No opinion is expressed as to any matter not discussed herein.

 

This opinion is rendered to you as of the date of this letter, and we undertake no obligation to update this opinion subsequent to the date hereof. This opinion is based on various statutory provisions, regulations promulgated thereunder and interpretations thereof by the Internal Revenue Service and the courts having jurisdiction over such matters, all of which are subject to change either prospectively or retroactively. Any such change may affect the conclusions stated herein. Also, any variation or difference in the facts from those set forth in the Registration Statement or the Officer’s Certificate may affect the conclusions stated herein. As described in the Registration Statement, the Company’s qualification and taxation as a REIT depend upon the Company’s ability to meet the various qualification tests imposed under the Code, including through actual annual operating results, asset composition, distribution levels and diversity of stock ownership, the results of which have not been and will not be reviewed by Latham & Watkins LLP. Accordingly, no assurance can be given that the actual results of the Company’s operation for any particular taxable year will satisfy such requirements. In addition, the opinion set forth above does not foreclose the possibility that the Company may have to pay a deficiency dividend, or an excise or penalty tax, which could be significant in amount, in order to maintain its REIT qualification.

 

This opinion is rendered only to you and is solely for your benefit in connection with the Registration Statement upon the understanding that we are not hereby assuming professional responsibility to any other person whatsoever.

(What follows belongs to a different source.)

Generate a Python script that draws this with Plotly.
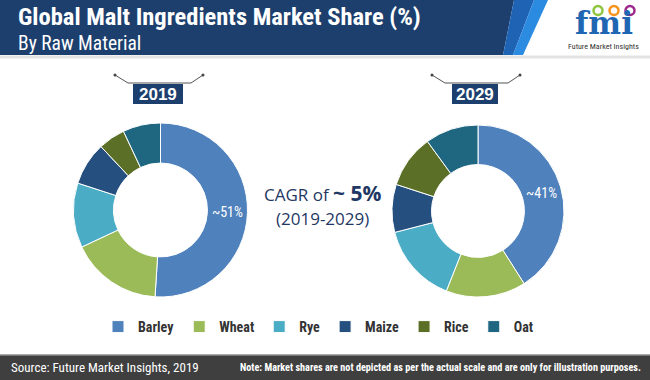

This opinion may not be relied upon by you for any other purpose, or furnished to, assigned to, quoted to or relied upon by any other person, firm or other entity for any purpose without our prior written consent, which may be granted or withheld in our sole discretion, provided that this opinion may be relied upon by persons entitled to rely on it pursuant to applicable provisions of federal securities law.

 

We consent to the filing this opinion as an exhibit to the Registration Statement and to the reference to our firm contained in the Base Prospectus under the heading “Federal Income Tax Considerations” and “Legal Matters.” In giving such consent, we do not thereby admit that we are in the category of persons whose consent is required under Section 7 of the Act or the rules and regulations of the Commission thereunder.